What the task asks:
Carry none of the pictures over; set down the material below exactly.

Data segment:

#####

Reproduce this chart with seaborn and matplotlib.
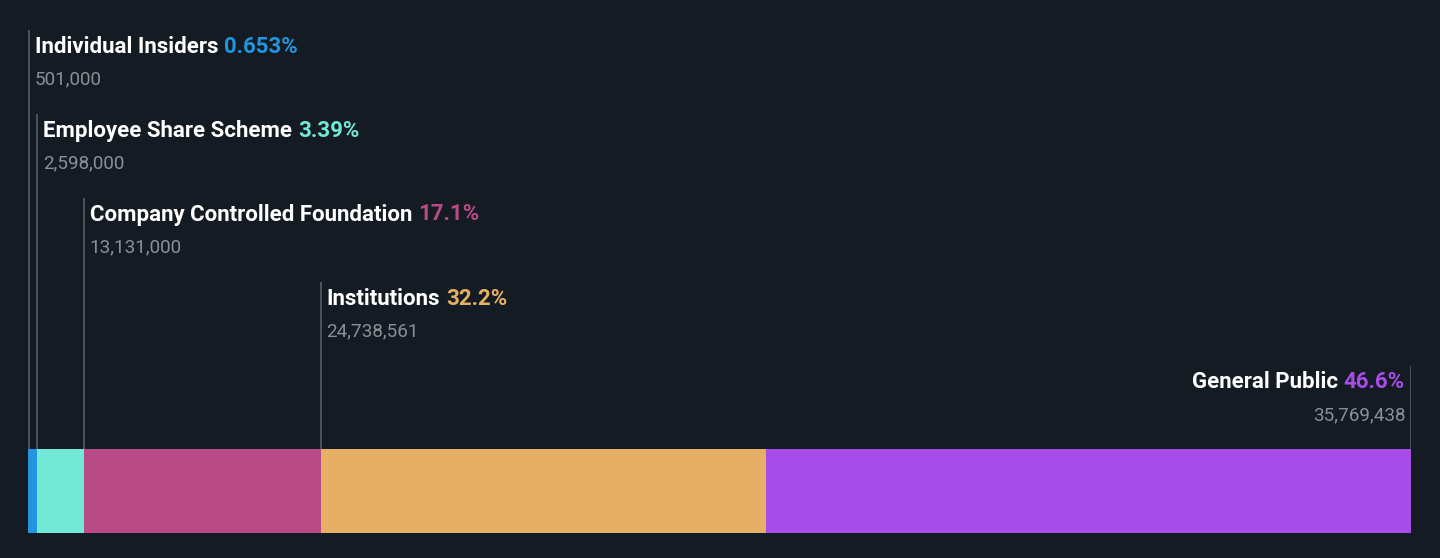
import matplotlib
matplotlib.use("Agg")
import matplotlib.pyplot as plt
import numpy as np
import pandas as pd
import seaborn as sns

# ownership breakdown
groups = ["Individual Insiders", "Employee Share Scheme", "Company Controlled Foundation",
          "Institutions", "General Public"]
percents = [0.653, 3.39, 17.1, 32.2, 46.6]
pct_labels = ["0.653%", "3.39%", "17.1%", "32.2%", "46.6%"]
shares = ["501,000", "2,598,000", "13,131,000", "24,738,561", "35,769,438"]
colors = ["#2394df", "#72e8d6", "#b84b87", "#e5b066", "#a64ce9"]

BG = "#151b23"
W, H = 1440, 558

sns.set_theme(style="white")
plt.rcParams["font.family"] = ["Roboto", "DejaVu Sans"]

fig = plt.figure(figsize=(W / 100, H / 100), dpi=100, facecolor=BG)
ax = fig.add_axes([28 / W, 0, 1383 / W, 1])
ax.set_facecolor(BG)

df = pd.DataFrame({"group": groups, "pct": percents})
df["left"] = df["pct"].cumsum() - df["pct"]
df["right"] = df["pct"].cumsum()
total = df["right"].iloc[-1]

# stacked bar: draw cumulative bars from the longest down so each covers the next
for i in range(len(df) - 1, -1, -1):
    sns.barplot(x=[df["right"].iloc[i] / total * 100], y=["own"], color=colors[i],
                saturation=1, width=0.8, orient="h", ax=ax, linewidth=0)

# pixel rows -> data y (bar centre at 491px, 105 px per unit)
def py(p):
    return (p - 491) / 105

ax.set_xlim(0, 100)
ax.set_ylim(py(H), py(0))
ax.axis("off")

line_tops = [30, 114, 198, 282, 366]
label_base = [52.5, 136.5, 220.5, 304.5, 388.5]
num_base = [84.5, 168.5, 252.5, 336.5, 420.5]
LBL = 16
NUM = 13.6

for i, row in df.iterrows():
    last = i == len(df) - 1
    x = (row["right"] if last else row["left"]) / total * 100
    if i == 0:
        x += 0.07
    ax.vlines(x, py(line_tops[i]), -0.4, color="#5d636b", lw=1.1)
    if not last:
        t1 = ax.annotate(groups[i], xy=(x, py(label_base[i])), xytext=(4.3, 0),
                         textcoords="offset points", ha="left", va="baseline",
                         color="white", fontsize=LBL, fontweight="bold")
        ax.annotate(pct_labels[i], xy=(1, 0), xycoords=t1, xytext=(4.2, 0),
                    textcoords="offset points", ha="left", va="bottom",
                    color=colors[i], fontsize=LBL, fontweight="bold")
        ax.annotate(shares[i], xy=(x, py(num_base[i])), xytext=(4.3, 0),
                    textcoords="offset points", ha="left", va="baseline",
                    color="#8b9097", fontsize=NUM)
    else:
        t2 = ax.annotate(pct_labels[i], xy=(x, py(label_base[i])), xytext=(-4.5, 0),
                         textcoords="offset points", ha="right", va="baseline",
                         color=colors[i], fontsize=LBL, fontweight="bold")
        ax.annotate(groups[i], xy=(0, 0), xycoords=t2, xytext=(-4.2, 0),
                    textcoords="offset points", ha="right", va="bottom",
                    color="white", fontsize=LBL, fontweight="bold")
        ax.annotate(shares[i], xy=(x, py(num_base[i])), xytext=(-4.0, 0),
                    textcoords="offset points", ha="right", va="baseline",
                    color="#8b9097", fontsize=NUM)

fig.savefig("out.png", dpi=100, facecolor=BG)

#####

Full solution:
Reproduce this chart with seaborn and matplotlib.
import matplotlib
matplotlib.use("Agg")
import matplotlib.pyplot as plt
import numpy as np
import pandas as pd
import seaborn as sns

# ownership breakdown
groups = ["Individual Insiders", "Employee Share Scheme", "Company Controlled Foundation",
          "Institutions", "General Public"]
percents = [0.653, 3.39, 17.1, 32.2, 46.6]
pct_labels = ["0.653%", "3.39%", "17.1%", "32.2%", "46.6%"]
shares = ["501,000", "2,598,000", "13,131,000", "24,738,561", "35,769,438"]
colors = ["#2394df", "#72e8d6", "#b84b87", "#e5b066", "#a64ce9"]

BG = "#151b23"
W, H = 1440, 558

sns.set_theme(style="white")
plt.rcParams["font.family"] = ["Roboto", "DejaVu Sans"]

fig = plt.figure(figsize=(W / 100, H / 100), dpi=100, facecolor=BG)
ax = fig.add_axes([28 / W, 0, 1383 / W, 1])
ax.set_facecolor(BG)

df = pd.DataFrame({"group": groups, "pct": percents})
df["left"] = df["pct"].cumsum() - df["pct"]
df["right"] = df["pct"].cumsum()
total = df["right"].iloc[-1]

# stacked bar: draw cumulative bars from the longest down so each covers the next
for i in range(len(df) - 1, -1, -1):
    sns.barplot(x=[df["right"].iloc[i] / total * 100], y=["own"], color=colors[i],
                saturation=1, width=0.8, orient="h", ax=ax, linewidth=0)

# pixel rows -> data y (bar centre at 491px, 105 px per unit)
def py(p):
    return (p - 491) / 105

ax.set_xlim(0, 100)
ax.set_ylim(py(H), py(0))
ax.axis("off")

line_tops = [30, 114, 198, 282, 366]
label_base = [52.5, 136.5, 220.5, 304.5, 388.5]
num_base = [84.5, 168.5, 252.5, 336.5, 420.5]
LBL = 16
NUM = 13.6

for i, row in df.iterrows():
    last = i == len(df) - 1
    x = (row["right"] if last else row["left"]) / total * 100
    if i == 0:
        x += 0.07
    ax.vlines(x, py(line_tops[i]), -0.4, color="#5d636b", lw=1.1)
    if not last:
        t1 = ax.annotate(groups[i], xy=(x, py(label_base[i])), xytext=(4.3, 0),
                         textcoords="offset points", ha="left", va="baseline",
                         color="white", fontsize=LBL, fontweight="bold")
        ax.annotate(pct_labels[i], xy=(1, 0), xycoords=t1, xytext=(4.2, 0),
                    textcoords="offset points", ha="left", va="bottom",
                    color=colors[i], fontsize=LBL, fontweight="bold")
        ax.annotate(shares[i], xy=(x, py(num_base[i])), xytext=(4.3, 0),
                    textcoords="offset points", ha="left", va="baseline",
                    color="#8b9097", fontsize=NUM)
    else:
        t2 = ax.annotate(pct_labels[i], xy=(x, py(label_base[i])), xytext=(-4.5, 0),
                         textcoords="offset points", ha="right", va="baseline",
                         color=colors[i], fontsize=LBL, fontweight="bold")
        ax.annotate(groups[i], xy=(0, 0), xycoords=t2, xytext=(-4.2, 0),
                    textcoords="offset points", ha="right", va="bottom",
                    color="white", fontsize=LBL, fontweight="bold")
        ax.annotate(shares[i], xy=(x, py(num_base[i])), xytext=(-4.0, 0),
                    textcoords="offset points", ha="right", va="baseline",
                    color="#8b9097", fontsize=NUM)

fig.savefig("out.png", dpi=100, facecolor=BG)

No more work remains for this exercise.